I was unprepared for the blow which severed our friendship. It came in the form of a letter and carried with it the agony of death. The bitterness of Hanna’s denunciation left no room for reconciliation. It was as though she had died at her own hand and left a note saying, “I just want you to know you did this to me.” Terrible, unbearable, waves of shock, grief, self doubt, anger. It is hard to put into words, and trying to do so can still overwhelm me.

In the aftermath of her rejection, I began to notice the deflation. Parts of me began to sag and hurt. More gray in the hair, more hair in the brush. Hanna had withdrawn her holding power and denied a part of my fabric. I am smaller now, diminished. The fading has accelerated, and whole pieces are missing when I look into the mirror.

To a point, the thinning and shrinking is an unavoidable part of growing older. I do wonder, however, if it isn’t easier when friends die naturally or when they gradually move out of one’s life. I imagine the parts of us they hold drift off gently with the ebbing of their presence. I wonder—is this less painful than when they reject us and yank out great clumps of us on their way out the door? When there is grabbing, there is a sort of violence from which one must work hard to recover. At least this is true for me.

The good I have believed about myself and the authenticity of my experience has been ejected from the mirror and thrown down to crack into sharp pieces. My assumptions about myself must be reevaluated, and this will be difficult. A distorted version of events has been cut with a quick jerk of the jigsaw and bolted to the mirror–to the very spot where my eye has always sought perspective. Where do I look for answers now?

I have a lot of work to determine what is true here. I search and try myself.

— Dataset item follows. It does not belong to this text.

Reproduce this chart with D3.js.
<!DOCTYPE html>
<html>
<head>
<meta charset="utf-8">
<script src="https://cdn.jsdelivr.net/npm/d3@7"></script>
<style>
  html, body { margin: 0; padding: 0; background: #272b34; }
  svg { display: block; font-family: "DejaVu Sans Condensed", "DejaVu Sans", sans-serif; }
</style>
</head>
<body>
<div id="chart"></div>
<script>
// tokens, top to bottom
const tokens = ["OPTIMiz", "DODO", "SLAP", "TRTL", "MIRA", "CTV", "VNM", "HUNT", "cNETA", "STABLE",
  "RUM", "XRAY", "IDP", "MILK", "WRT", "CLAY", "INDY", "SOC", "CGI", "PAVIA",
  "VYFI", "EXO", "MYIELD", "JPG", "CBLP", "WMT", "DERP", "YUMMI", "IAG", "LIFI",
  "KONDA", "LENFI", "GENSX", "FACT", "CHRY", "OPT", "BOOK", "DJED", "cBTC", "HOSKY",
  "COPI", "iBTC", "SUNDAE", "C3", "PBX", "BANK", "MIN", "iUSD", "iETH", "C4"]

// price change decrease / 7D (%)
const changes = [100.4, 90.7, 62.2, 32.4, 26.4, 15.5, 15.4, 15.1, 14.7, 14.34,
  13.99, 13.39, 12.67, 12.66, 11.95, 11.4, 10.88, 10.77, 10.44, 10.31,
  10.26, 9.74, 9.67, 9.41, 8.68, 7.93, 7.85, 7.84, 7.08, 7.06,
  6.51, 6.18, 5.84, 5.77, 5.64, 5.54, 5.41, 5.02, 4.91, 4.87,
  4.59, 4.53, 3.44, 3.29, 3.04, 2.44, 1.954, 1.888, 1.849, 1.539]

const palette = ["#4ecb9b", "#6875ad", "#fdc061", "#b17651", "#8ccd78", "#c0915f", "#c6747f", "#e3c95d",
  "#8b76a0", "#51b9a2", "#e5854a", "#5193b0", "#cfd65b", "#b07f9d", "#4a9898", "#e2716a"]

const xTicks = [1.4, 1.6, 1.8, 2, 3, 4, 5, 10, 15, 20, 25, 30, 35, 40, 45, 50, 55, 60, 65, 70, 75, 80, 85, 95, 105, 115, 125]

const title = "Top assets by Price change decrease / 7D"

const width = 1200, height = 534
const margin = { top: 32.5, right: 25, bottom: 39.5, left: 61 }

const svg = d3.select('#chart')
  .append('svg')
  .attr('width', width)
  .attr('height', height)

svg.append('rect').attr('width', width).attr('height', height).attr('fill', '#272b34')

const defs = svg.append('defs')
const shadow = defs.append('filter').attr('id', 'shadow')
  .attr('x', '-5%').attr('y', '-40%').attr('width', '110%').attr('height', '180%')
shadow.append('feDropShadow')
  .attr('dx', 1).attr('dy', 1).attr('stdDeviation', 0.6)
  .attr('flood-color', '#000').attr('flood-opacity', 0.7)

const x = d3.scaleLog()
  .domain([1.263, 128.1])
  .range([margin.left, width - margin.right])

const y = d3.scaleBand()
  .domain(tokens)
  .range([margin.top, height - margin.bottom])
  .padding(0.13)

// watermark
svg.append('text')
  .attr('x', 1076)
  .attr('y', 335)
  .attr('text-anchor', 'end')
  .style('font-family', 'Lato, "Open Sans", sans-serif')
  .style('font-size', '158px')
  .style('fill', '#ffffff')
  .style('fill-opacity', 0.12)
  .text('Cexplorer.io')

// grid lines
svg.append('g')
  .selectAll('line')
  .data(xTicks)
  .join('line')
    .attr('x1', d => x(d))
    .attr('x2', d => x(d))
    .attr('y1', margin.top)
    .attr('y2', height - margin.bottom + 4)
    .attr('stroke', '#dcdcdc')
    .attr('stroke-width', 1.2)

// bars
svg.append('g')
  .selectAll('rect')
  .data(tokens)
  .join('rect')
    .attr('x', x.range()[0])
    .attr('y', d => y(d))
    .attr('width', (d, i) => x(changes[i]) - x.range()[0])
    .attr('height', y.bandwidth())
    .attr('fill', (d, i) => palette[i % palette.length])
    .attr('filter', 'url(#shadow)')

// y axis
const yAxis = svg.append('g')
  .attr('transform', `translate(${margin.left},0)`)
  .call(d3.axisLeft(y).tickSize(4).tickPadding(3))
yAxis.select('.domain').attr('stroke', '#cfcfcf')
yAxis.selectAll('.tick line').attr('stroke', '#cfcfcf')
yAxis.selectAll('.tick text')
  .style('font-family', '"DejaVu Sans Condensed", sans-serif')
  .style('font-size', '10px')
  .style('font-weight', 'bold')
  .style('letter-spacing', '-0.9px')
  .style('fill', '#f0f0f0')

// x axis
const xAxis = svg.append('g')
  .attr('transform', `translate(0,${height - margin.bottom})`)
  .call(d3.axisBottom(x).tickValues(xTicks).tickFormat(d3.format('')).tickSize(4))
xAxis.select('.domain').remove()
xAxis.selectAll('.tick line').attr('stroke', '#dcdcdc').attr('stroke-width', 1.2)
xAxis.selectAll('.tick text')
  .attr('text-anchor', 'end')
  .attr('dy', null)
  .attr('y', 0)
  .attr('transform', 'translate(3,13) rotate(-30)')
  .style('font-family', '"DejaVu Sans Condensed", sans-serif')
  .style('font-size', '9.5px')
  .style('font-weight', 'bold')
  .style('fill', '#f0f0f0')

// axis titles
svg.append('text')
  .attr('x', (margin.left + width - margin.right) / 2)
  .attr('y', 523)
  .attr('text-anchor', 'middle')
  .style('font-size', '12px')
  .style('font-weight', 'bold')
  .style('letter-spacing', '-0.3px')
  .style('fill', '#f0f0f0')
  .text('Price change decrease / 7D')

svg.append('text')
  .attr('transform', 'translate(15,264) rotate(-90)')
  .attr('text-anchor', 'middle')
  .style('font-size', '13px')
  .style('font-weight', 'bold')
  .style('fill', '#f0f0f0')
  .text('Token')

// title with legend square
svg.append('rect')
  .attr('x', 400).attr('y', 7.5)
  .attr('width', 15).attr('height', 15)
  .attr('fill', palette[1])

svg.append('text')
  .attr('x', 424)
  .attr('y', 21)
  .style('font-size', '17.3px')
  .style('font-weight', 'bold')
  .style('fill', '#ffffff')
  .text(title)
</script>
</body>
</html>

Oh, I am understanding the aging process better as a result. I understand why I must diminish and become smaller and paler. Fewer and fewer people will know who I was and even who I have become; and key parts of my being will slowly disappear from consciousness altogether. I expect that in time people might stop noticing me in stores, restaurants, professional circles. Perhaps I will become just one more little old lady. Unremarkable. Unremarked. Hardly worth the effort of conversation. Someone whose presence is allowed but not welcomed. Seeing this potential clearly, I know that fear and vulnerability could cause me to shrink myself down further still, until I have withdrawn into a living death.

While I do not intend to lift, tuck, dye, buff, paint or plump myself back into a spectre of youth, I don’t begrudge those who would. It is simply not my style. Rather than deny the truth of my decline, I believe I will choose to welcome it. Yes, I am deciding right this very moment. I can cry over my losses or rejoice at my divestment.

It becomes my choice, then, to send Hanna off with a gift. No one can rip from me what I would freely give. To my children, I give my once-firm breasts and belly. To Henry, I present the lips which seek his and the hands which have issued countless caresses. To Christopher and Jack, my coaches, I offer the legs and feet of my youth. It was worth the bunions and fractures to know you, to run so fast. Hanna, I give you those parts which you have attempted to snatch. I nullify your theft by my consent. I bless you, dear friend….

Please don’t interpret my words as passive or depressive.

Make no mistake, I do not intend to go softly.

I will stubbornly affix myself to these pages so that I can look back and find myself when I feel unsure. And I’ll keep writing myself into new memories and new meanings. Just you wait and see. I ache at the loss of my past. I am unwilling to lose my future.

So I’m killing off the cheesecloth metaphor and sparing myself. I am made for better. That which remains of me after each act of giving will fold upon itself, concentrating my indivisible essence into an ever purer form.

I’m going to become my finest and truest self, a single filament as sinuous as silk and as strong as steel. And when I have divested myself so fully and stretched so thinly as to disappear altogether, I’ll just keep on going.

I am thankful for an eternal perspective.